As a nation, for the last 75 years we have lived in fear.  During the Great Depression, it was fear of destitution.  During WWII it was fear of fascism.  During the Cold War, it was fear of communism.  Our political elite has often created and exploited our fear for their own ends.  This was certainly the case throughout the Cold War.  For much of the Third World, those four decades saw many hot wars.  There were U.S. military interventions and covert CIA interventions in country after country to block or destroy progressive social change, all in the name of anti-communism.  Having been made fearful of the Russian bear, public opinion could be made to support any intervention our leaders desired simply by claiming a threat from an expanding Russian communism.

What was the purpose of these military and para-military actions?  The strategic thinking behind them was contained in the top secret 1950 National Security Council Memorandum number 68. NSC-68, as it is called, was the blueprint for the Cold War. Drafted by a team headed by Paul Nitze, it called for “a rapid buildup of political, economic, and military strength” around the world. NSC-68 proclaimed two objectives for this buildup: to foster “a world environment in which the American system can survive and flourish” and the “containment of the Soviet Union.” Tellingly it admitted that “even if there were no Soviet Union we would face the great problem” of achieving “order and security” for US global interests. [National Security Council, Memorandum NSC-68 (April 7, 1950). Foreign Relations of the United States (FRUS), 1950, vol. 1, pp. 252, 263, 272.] What this signifies is that, in the words of William I. Robinson, the objective of US foreign policy “was the defense of a budding post-colonial international capitalism under US domination.” [Promoting Polyarchy: Globalization, US Intervention, and Hegemony, Cambridge University Press, 1996, p. 15.]

The purpose behind this had been articulated two years earlier by George Kennan, Director of Policy Planning of the US Department of State, in the following words:

“We have 50 percent of the world’s wealth, but only 6.3 percent of its population…. In this situation we cannot fail to be the object of envy and resentment. Our real task in the coming period is to devise a pattern of relationships which will allow us to maintain this position of disparity.” [Department of State, Policy Planning Study (PPS) 23 Foreign Relations of the United States (FRUS), 1948, vol. 1 (part 2), February 24, 1948, p. 23.]

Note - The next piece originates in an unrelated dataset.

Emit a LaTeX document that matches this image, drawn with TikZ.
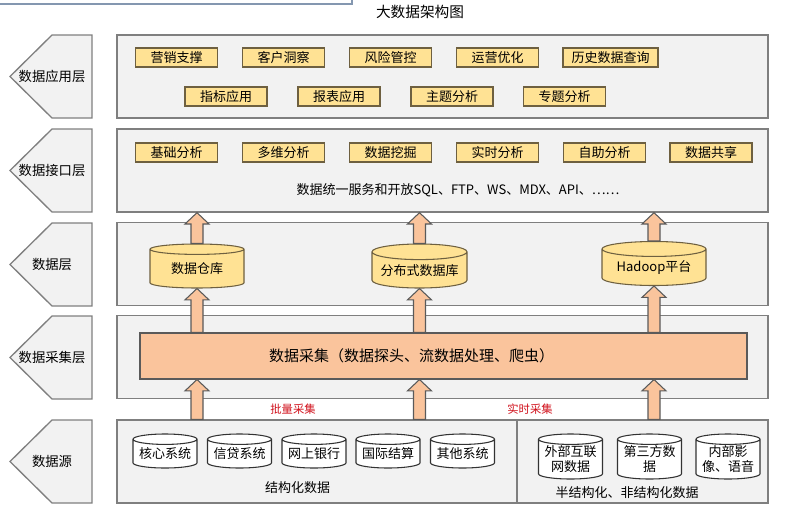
\documentclass[tikz,border=0pt]{standalone}
\usepackage{fontspec}
\setmainfont{Noto Sans CJK SC}
\usepackage{tikz}
\usetikzlibrary{shapes.geometric, calc, positioning}
\definecolor{panelfill}{HTML}{F2F2F2}
\definecolor{paneldraw}{HTML}{7F7F7F}
\definecolor{boxfill}{HTML}{FFE294}
\definecolor{boxdraw}{HTML}{6E6040}
\definecolor{peach}{HTML}{FAC49C}
\definecolor{peachdraw}{HTML}{5A5A5A}
\definecolor{cutline}{HTML}{8497B0}
\definecolor{redtext}{HTML}{D0101B}
\tikzset{
  % layer styles
  tagshape/.style={draw=paneldraw, fill=panelfill, line width=1pt},
  taglabel/.style={font=\fontsize{10}{12}\selectfont, inner sep=0pt},
  panel/.style={rectangle, draw=paneldraw, fill=panelfill, line width=1pt, minimum width=488.25pt, minimum height=62.25pt, inner sep=0pt},
  % item styles
  item/.style={rectangle, draw=boxdraw, fill=boxfill, line width=0.8pt, minimum width=#1, minimum height=14.25pt, inner sep=0pt, font=\fontsize{9.75}{11}\selectfont},
  item/.default={61.5pt},
  store/.style={cylinder, shape border rotate=90, aspect=0.2, draw=boxdraw, fill=boxfill, line width=0.8pt, minimum width=#1, minimum height=33pt, inner sep=0pt, font=\fontsize{9.75}{11}\selectfont},
  store/.default={70.5pt},
  sys/.style={cylinder, shape border rotate=90, aspect=0.2, draw=black!80, fill=white, line width=0.8pt, minimum width=48pt, minimum height=#1, inner sep=0pt, align=center, font=\fontsize{9.75}{11.25}\selectfont},
  sys/.default={25.5pt},
  plain/.style={inner sep=0pt, font=\fontsize{9.75}{11}\selectfont},
  redlabel/.style={inner sep=0pt, text=redtext, font=\fontsize{8.5}{10}\selectfont},
  uparrow/.style={draw=peachdraw, fill=peach, line width=0.8pt, line join=miter},
}
% block arrow pointing up from #1 to #2
\newcommand{\blockup}[2]{%
  \draw[uparrow] let \p1=(#1), \p2=(#2) in
    (\x1-4.5pt,\y1) -- (\x1-4.5pt,\y2-8.5pt) -- (\x1-9pt,\y2-8.5pt) -- (\x1,\y2)
    -- (\x1+9pt,\y2-8.5pt) -- (\x1+4.5pt,\y2-8.5pt) -- (\x1+4.5pt,\y1) -- cycle;
}

\begin{document}
\begin{tikzpicture}[x=0.75pt, y=-0.75pt]
  \useasboundingbox (0,0) rectangle (796,511);

  % Cut-off frame at the top
  \draw[cutline, line width=0.8pt] (0,4) -- (352,4) -- (352,0);

  % Title
  \node[inner sep=0pt, font=\fontsize{11}{13}\selectfont] (title) at (420,12) {大数据架构图};

  % Layer tags
  \foreach \y/\lbl/\nm in {35/数据应用层/app, 129/数据接口层/api, 223/数据层/dl, 316/数据采集层/acq, 420/数据源/src} {
    \draw[tagshape] (52,\y) -- (92,\y) -- (92,\y+83) -- (52,\y+83) -- (10,\y+41.5) -- cycle;
    \node[taglabel] (tag-\nm) at (52,\y+41.5) {\lbl};
  }

  % Layer panels
  \node[panel] (app) at (442.5,76.5) {};
  \node[panel] (api) at (442.5,170.5) {};
  \node[panel] (dl) at (442.5,264) {};
  \node[panel] (acq) at (442.5,357) {};
  \node[panel] (src) at (442.5,461.5) {};
  \draw[paneldraw, line width=1pt] (517,0 |- src.north) -- (517,0 |- src.south);

  % Application layer
  \foreach \i/\x/\t in {1/176.5/营销支撑, 2/283.5/客户洞察, 3/390.5/风险管控, 4/497.5/运营优化} {
    \node[item] (app\i) at (\x,57.5) {\t};
  }
  \node[item=71.25pt] (app5) at (610.5,57.5) {历史数据查询};
  \foreach \i/\x/\t in {6/226/指标应用, 7/339/报表应用, 8/452/主题分析, 9/564.5/专题分析} {
    \node[item] (app\i) at (\x,96.5) {\t};
  }

  % Interface layer
  \foreach \i/\x/\t in {1/176.5/基础分析, 2/283.5/多维分析, 3/390.5/数据挖掘, 4/497.5/实时分析, 5/604.5/自助分析, 6/711/数据共享} {
    \node[item] (api\i) at (\x,152.5) {\t};
  }
  \node[plain] (api-txt) at (458,190) {数据统一服务和开放SQL、FTP、WS、MDX、API、……};

  % Data layer
  \node[store, anchor=shape center] (dw) at (197,266) {数据仓库};
  \node[store=71.25pt, anchor=shape center] (ddb) at (419.5,266) {分布式数据库};
  \node[store=78pt, anchor=shape center] (hdp) at (654,263.5) {Hadoop平台};

  % Acquisition layer
  \node[rectangle, draw=peachdraw, fill=peach, line width=0.8pt, minimum width=455.25pt, minimum height=34.5pt, inner sep=0pt] (collect) at (443.5,356) {};
  \node[inner sep=0pt, font=\fontsize{11.25}{13}\selectfont] (collect-txt) at (411.5,356) {数据采集（数据探头、流数据处理、爬虫）};

  % Data sources
  \foreach \i/\x/\t in {1/165/核心系统, 2/239.5/信贷系统, 3/314/网上银行, 4/388/国际结算, 5/462.5/其他系统} {
    \node[sys, anchor=shape center] (s\i) at (\x,451) {\t};
  }
  \node[sys=33.75pt, anchor=shape center] (e1) at (570.5,456.5) {外部互联\\网数据};
  \node[sys=33.75pt, anchor=shape center] (e2) at (649.5,456.5) {第三方数\\据};
  \node[sys=33.75pt, anchor=shape center] (e3) at (728,456.5) {内部影\\像、语音};
  \node[plain] (struct) at (297.5,488) {结构化数据};
  \node[plain] (unstruct) at (627,493) {半结构化、非结构化数据};

  % Labels on the gap
  \node[redlabel] (batch) at (293,409) {批量采集};
  \node[redlabel] (stream) at (530,409) {实时采集};

  % Block arrows
  \blockup{dw.north}{dw |- api.south}
  \blockup{ddb.north}{ddb |- api.south}
  \blockup{hdp.north}{hdp |- api.south}
  \blockup{dw |- collect.north}{dw.south}
  \blockup{ddb |- collect.north}{ddb.south}
  \blockup{hdp |- collect.north}{hdp.south}
  \blockup{dw |- src.north}{dw |- collect.south}
  \blockup{ddb |- src.north}{ddb |- collect.south}
  \blockup{hdp |- src.north}{hdp |- collect.south}
\end{tikzpicture}
\end{document}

While at the time much of the nation was blinded by fear, it is now in these declassified documents that we can find the thinking of our political elite — we can see the real purposes behind the wars they led us into.  And it is important for us to come to terms with the fact that the foreign policy of the U.S. for the last 60 years has enjoyed bi-partisan support.  While they have differed from time to time over the best methods to achieve its goals, Republicans and Democrats alike have supported policies designed to ensure U.S. dominance and the expansion of corporate capital even though it be at the expense of other nations.  It is revealing that even today in the face of the blatant, militaristic imperialism of the Bush administration, Democrats question (when they have the courage to question anything at all), the means being used but not the goals of our state’s foreign policies.  The so-called “War on Terror” is the successor to the Cold War, extending into this unipolar era the same goal: maintaining U.S. military and economic dominance around the world.  The terrorist threat that we are now being taught to fear is blowback from this dominance and the interventions it has led us to.  And now that very War on Terror is manufacturing new terrorists, threatening more blowback.  When will we wake up and recognize that the source of our problems lies in our own political elite that controls the state, that they have misled the nation.  When will the people finally ask, why do we fight their wars?  Or even better yet, why should we fight their wars?  That is what we need to begin to question if we are to save the soul of our nation.  And having questioned, go forth and act to make peace.